* [TASK PROMPT] Look for the line containing "Emit a Python" and the line containing "66.0, 83.0, 72.4]" in the entries below. Copy those two and all lines between them exactly, leaving out pictures.

#### RECORD EXTRACTS ####

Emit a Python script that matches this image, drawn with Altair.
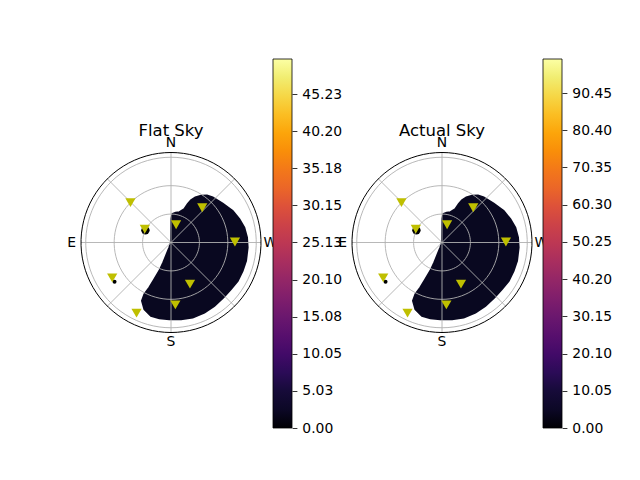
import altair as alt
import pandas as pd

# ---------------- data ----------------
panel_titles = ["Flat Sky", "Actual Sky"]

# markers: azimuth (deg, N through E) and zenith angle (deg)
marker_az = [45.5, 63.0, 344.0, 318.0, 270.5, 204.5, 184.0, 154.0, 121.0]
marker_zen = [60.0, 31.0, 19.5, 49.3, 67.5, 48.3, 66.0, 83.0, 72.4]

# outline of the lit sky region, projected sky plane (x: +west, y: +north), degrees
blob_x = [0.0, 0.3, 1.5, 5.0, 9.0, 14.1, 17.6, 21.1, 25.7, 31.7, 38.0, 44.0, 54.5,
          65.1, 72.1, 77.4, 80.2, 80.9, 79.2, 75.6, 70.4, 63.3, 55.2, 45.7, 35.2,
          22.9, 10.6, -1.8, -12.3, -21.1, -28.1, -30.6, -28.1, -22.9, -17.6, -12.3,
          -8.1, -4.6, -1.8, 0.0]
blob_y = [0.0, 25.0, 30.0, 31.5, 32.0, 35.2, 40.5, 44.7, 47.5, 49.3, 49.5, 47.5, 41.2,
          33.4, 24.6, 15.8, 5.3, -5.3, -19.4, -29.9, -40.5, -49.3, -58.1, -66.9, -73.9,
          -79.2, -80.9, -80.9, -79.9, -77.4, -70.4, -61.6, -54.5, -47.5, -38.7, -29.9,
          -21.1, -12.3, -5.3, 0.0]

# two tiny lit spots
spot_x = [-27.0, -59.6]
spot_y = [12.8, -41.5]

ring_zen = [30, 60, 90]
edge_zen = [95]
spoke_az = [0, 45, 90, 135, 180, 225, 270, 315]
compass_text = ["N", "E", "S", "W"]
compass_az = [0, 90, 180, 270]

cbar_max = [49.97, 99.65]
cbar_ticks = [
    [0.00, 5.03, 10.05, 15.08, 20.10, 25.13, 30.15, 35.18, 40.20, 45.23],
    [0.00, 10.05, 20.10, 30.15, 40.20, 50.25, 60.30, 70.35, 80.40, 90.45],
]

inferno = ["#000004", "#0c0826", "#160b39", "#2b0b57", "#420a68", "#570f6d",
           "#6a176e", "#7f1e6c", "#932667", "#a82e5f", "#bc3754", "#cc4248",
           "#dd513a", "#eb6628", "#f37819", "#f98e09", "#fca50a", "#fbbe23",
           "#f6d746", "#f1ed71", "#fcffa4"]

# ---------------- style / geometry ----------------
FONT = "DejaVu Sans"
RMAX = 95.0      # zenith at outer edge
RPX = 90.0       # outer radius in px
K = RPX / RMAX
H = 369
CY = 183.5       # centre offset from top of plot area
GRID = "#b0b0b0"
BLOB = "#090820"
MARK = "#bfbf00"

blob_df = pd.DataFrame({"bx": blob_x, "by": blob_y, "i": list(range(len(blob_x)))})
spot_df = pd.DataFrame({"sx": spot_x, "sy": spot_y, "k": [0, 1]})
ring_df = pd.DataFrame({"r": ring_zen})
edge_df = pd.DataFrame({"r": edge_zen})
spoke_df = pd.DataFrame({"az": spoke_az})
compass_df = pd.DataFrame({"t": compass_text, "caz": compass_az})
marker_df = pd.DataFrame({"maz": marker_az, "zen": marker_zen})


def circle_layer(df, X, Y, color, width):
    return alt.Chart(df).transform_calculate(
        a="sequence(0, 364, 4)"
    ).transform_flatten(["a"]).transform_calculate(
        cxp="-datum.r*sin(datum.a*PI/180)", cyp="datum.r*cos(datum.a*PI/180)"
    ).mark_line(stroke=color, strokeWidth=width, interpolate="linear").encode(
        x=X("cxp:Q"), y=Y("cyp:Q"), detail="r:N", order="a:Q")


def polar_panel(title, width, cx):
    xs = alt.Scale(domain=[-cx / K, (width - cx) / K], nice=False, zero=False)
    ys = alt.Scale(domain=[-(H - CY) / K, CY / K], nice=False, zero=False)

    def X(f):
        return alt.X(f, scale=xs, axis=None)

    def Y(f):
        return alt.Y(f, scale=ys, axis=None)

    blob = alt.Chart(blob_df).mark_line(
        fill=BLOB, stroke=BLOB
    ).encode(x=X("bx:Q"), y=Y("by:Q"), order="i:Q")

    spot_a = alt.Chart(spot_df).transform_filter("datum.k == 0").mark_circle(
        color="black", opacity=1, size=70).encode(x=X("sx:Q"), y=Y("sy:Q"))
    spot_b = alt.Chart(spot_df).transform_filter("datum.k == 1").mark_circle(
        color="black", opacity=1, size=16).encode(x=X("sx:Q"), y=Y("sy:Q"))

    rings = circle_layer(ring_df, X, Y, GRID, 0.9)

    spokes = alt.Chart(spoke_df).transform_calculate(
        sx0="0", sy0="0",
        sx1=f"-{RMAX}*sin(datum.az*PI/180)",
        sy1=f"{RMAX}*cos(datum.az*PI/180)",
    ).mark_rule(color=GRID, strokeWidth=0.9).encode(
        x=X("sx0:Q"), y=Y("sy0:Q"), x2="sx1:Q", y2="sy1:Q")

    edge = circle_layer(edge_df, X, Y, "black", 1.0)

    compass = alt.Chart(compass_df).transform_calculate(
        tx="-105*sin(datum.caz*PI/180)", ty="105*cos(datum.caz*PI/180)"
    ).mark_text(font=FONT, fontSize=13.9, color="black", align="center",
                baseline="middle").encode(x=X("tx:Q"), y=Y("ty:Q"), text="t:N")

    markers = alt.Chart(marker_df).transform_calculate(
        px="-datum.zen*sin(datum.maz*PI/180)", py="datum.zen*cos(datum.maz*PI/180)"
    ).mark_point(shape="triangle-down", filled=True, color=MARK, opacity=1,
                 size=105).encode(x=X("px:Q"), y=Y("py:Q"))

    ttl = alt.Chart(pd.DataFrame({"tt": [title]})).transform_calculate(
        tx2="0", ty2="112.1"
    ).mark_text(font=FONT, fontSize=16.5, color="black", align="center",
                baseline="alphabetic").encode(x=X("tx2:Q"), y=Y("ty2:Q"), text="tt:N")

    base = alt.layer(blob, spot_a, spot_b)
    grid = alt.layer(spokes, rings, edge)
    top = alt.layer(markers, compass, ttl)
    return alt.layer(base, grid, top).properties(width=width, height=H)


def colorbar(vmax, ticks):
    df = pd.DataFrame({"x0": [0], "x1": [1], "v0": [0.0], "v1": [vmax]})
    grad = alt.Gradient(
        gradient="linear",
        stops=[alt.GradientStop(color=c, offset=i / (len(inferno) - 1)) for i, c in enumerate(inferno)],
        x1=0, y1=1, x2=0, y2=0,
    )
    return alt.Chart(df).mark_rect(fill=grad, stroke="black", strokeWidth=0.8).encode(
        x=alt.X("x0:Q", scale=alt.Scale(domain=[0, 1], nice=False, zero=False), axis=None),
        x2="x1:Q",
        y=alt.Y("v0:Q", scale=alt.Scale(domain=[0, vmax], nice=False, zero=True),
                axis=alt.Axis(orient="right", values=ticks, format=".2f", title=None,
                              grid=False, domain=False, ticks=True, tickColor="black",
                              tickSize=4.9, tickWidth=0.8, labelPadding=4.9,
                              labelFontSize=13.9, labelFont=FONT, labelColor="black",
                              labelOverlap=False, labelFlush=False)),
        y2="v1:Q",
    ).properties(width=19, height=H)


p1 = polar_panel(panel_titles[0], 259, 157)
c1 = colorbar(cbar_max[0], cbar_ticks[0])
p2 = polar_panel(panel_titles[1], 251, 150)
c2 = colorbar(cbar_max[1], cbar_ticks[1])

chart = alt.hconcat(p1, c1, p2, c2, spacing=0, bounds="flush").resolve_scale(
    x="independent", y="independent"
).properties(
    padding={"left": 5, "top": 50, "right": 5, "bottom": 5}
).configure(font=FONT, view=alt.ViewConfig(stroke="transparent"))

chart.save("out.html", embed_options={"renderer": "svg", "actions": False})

####
#### RECORD EXTRACTS ####

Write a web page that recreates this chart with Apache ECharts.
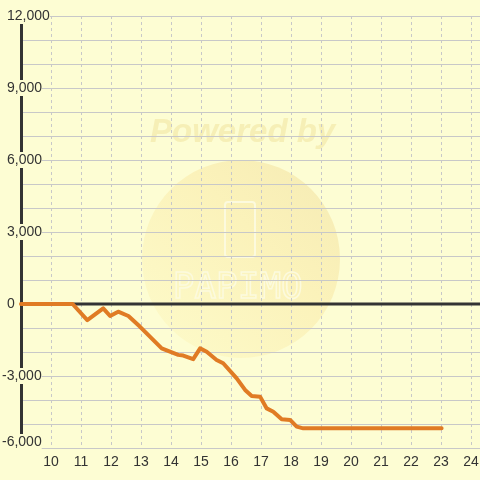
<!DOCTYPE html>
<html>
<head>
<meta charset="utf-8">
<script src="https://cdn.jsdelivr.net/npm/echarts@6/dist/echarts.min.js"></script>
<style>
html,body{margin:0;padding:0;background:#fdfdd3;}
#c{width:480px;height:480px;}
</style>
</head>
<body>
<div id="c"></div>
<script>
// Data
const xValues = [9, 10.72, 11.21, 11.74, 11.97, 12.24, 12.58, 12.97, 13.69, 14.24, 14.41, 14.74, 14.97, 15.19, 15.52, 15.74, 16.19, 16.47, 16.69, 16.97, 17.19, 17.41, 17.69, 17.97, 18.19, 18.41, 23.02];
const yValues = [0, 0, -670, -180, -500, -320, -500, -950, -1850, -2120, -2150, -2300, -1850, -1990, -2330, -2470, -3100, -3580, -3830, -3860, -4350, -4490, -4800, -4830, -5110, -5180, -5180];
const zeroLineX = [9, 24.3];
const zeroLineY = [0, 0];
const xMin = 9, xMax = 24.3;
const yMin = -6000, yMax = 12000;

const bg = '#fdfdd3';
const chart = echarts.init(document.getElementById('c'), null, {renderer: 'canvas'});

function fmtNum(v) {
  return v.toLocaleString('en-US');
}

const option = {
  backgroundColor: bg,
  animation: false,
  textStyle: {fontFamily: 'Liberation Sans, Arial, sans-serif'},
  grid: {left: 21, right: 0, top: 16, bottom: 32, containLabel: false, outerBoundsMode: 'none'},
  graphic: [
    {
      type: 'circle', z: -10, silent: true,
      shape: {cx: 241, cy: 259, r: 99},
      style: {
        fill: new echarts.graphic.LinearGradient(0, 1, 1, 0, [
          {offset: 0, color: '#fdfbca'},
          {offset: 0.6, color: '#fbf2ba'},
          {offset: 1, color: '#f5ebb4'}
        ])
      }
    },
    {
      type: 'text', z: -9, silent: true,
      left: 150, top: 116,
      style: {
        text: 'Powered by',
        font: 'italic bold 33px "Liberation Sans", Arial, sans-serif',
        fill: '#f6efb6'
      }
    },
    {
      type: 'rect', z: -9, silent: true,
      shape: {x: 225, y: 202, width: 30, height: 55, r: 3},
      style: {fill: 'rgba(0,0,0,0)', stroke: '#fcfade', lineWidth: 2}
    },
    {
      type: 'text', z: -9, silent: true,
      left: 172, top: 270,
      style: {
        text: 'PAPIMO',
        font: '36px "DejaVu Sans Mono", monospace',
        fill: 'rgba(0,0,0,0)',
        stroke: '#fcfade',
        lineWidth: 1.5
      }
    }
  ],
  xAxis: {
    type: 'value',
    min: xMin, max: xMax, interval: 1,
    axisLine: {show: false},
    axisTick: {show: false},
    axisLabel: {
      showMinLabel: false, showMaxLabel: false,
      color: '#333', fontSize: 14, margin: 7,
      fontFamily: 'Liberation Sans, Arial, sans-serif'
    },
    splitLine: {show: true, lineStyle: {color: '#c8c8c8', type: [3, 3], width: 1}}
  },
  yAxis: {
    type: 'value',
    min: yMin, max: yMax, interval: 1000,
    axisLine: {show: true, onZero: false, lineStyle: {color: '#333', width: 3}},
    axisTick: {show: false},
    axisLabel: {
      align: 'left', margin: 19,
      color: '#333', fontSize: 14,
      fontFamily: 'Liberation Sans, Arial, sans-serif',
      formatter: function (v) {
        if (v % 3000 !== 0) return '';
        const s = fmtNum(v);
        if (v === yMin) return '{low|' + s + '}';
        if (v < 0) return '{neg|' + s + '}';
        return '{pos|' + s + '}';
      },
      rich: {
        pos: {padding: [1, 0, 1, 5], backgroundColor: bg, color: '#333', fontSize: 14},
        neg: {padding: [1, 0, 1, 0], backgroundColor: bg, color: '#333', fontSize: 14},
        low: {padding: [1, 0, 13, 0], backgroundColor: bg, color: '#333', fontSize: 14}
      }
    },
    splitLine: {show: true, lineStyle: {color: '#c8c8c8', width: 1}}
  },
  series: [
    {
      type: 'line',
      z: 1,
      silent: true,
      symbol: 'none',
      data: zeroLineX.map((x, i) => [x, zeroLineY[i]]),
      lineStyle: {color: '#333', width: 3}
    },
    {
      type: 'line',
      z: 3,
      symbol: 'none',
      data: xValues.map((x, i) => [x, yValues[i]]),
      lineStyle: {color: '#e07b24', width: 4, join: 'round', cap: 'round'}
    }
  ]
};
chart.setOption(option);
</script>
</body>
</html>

####

* [REPLY]
Emit a Python script that matches this image, drawn with Altair.
import altair as alt
import pandas as pd

# ---------------- data ----------------
panel_titles = ["Flat Sky", "Actual Sky"]

# markers: azimuth (deg, N through E) and zenith angle (deg)
marker_az = [45.5, 63.0, 344.0, 318.0, 270.5, 204.5, 184.0, 154.0, 121.0]
marker_zen = [60.0, 31.0, 19.5, 49.3, 67.5, 48.3, 66.0, 83.0, 72.4]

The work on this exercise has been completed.